Bitcoin Mining Equipment Is Being Sold by the “Pound”: Bitcoin Hash Rate Declines as Miners Capitulate 3370

The cryptocurrency market is nothing if not unpredictable. For many investors, the wild and rapid swings in the value of individual coins are a big part of what they find so enthralling. However, the last week has seen the value of Bitcoin slump in quite a spectacular fashion. The interplay between Bitcoin’s value and the economics of mining are complex, but the more miners there are on the network, the more difficult it is to mine. The total power of all the miners on the network is measured by the overall hash rate.

Bitcoin’s Hash Rate Is In Decline Following BTC Price Crash 

As the value of Bitcoin drops, mining operations that are no longer economical will shut down. With the value of Bitcoin dropping by almost 30% in just a week, the total hash rate has dropped to its lowest point since August.

While Bitcoin’s total hash rate is still much greater than it was at the beginning of the year, it still appears to be in a state of free-fall. Estimates for the cost of mining a single Bitcoin range from $6,000 to $7,000, depending on a variety of factors, most significantly the cost of electricity at the mining site.
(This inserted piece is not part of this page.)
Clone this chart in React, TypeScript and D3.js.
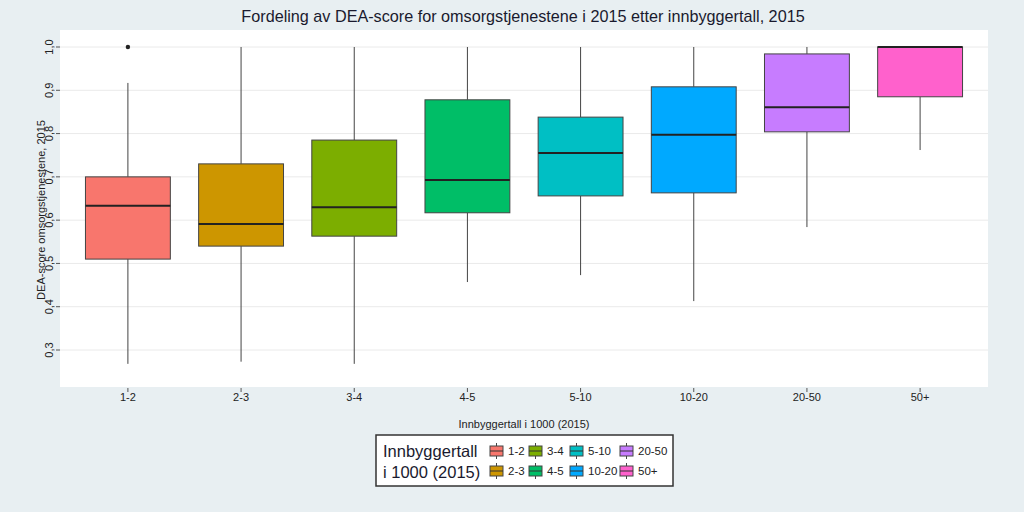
import React from "react";
import * as d3 from "d3";

const categories = ["1-2", "2-3", "3-4", "4-5", "5-10", "10-20", "20-50", "50+"];
const whiskerLow = [0.268, 0.273, 0.268, 0.457, 0.473, 0.413, 0.584, 0.762];
const q1 = [0.51, 0.54, 0.563, 0.617, 0.656, 0.663, 0.804, 0.885];
const medians = [0.633, 0.591, 0.63, 0.693, 0.755, 0.797, 0.861, 1.0];
const q3 = [0.7, 0.73, 0.785, 0.878, 0.838, 0.908, 0.984, 1.0];
const whiskerHigh = [0.917, 1.0, 1.0, 1.0, 1.0, 1.0, 1.0, 1.0];
const outliers = [{ cat: "1-2", value: 1.0 }];
const colors = ["#F8766D", "#CD9600", "#7CAE00", "#00BE67", "#00BFC4", "#00A9FF", "#C77CFF", "#FF61CC"];
const yTicks = [0.3, 0.4, 0.5, 0.6, 0.7, 0.8, 0.9, 1.0];

const W = 1024, H = 512;
const plot = { left: 60, right: 988, top: 30, bottom: 387 };
const font = "Arial, 'Liberation Sans', sans-serif";

export default function App() {
  const x = d3.scalePoint<string>().domain(categories).range([plot.left, plot.right]).padding(0.6);
  const y = d3.scaleLinear().domain([0.3, 1.0]).range([350, 47]);
  const boxW = x.step() * 0.75;
  const fmt = (v: number) => v.toFixed(1).replace(".", ",");

  const legendCols = [
    [0, 1],
    [2, 3],
    [4, 5],
    [6, 7],
  ];
  const colX = [490, 529, 570, 620];
  const rowY = [451, 471];

  return (
    <svg width={W} height={H} style={{ position: "absolute", left: 0, top: 0 }} fontFamily={font}>
      <rect x={0} y={0} width={W} height={H} fill="#E8EFF2" />
      <rect x={plot.left} y={plot.top} width={plot.right - plot.left} height={plot.bottom - plot.top} fill="#ffffff" />
      {yTicks.map((t) => (
        <g key={t}>
          <line x1={plot.left} x2={plot.right} y1={y(t)} y2={y(t)} stroke="#EAEAEA" strokeWidth={1} />
          <line x1={56} x2={plot.left} y1={y(t)} y2={y(t)} stroke="#555" strokeWidth={1} />
          <text
            transform={`translate(53,${y(t)}) rotate(-90)`}
            textAnchor="middle"
            fontSize={11}
            fill="#222"
          >
            {fmt(t)}
          </text>
        </g>
      ))}
      <text transform={`translate(45,${210}) rotate(-90)`} textAnchor="middle" fontSize={11} fill="#222">
        DEA-score omsorgstjenestene, 2015
      </text>
      {categories.map((c, i) => {
        const cx = x(c)!;
        return (
          <g key={c}>
            <line x1={cx} x2={cx} y1={plot.bottom + 1} y2={plot.bottom + 5} stroke="#555" />
            <text x={cx} y={401} textAnchor="middle" fontSize={11} fill="#222">
              {c}
            </text>
            <line x1={cx} x2={cx} y1={y(whiskerHigh[i])} y2={y(q3[i])} stroke="#444" strokeWidth={1} />
            <line x1={cx} x2={cx} y1={y(q1[i])} y2={y(whiskerLow[i])} stroke="#444" strokeWidth={1} />
            <rect
              x={cx - boxW / 2}
              y={y(q3[i])}
              width={boxW}
              height={y(q1[i]) - y(q3[i])}
              fill={colors[i]}
              stroke="#444"
              strokeWidth={1}
            />
            <line
              x1={cx - boxW / 2}
              x2={cx + boxW / 2}
              y1={y(medians[i])}
              y2={y(medians[i])}
              stroke="#222"
              strokeWidth={2}
            />
          </g>
        );
      })}
      {outliers.map((o, i) => (
        <circle key={i} cx={x(o.cat)!} cy={y(o.value)} r={2.2} fill="#222" />
      ))}
      <text x={523} y={22} textAnchor="middle" fontSize={16.2} fill="#1a1a2e">
        Fordeling av DEA-score for omsorgstjenestene i 2015 etter innbyggertall, 2015
      </text>
      <text x={524} y={428} textAnchor="middle" fontSize={11} fill="#222">
        Innbyggertall i 1000 (2015)
      </text>
      <rect x={376} y={435} width={297} height={51} fill="#ffffff" stroke="#333" strokeWidth={1.5} />
      <text x={383} y={457} fontSize={16.5} fill="#1a1a2e">Innbyggertall</text>
      <text x={383} y={478} fontSize={16.5} fill="#1a1a2e">i 1000 (2015)</text>
      {legendCols.map((col, ci) =>
        col.map((idx, ri) => {
          const kx = colX[ci];
          const ky = rowY[ri];
          return (
            <g key={idx}>
              <line x1={kx + 6.5} x2={kx + 6.5} y1={ky - 8} y2={ky + 8} stroke="#444" />
              <rect x={kx} y={ky - 5} width={13} height={10} fill={colors[idx]} stroke="#444" strokeWidth={1} />
              <line x1={kx} x2={kx + 13} y1={ky} y2={ky} stroke="#333" strokeWidth={1} />
              <text x={kx + 18} y={ky + 4} fontSize={11.5} fill="#222">
                {categories[idx]}
              </text>
            </g>
          );
        })
      )}
    </svg>
  );
}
Now that the price of a Bitcoin has dropped to $4,500, many miners are operating at a loss, hence the recent exodus.

The recent price crash is causing Chinese miners to sell Bitcoin ASIC Miners as “scrap metal”.

The larger mining operations have contingency measures in place to protect them from these market slumps. But smaller operations and individual miners may well find themselves priced out of the market.

However, a number of those who have abandoned Bitcoin have simply repurposed their mining rigs, directing them to mining Bitcoin Cash instead. For example, BTC.top is a large mining firm who have announced their intention to begin mining Bitcoin Cash.

With no end to Bitcoin’s declining hash rate in sight, the long-term effects, if any, remain to be seen.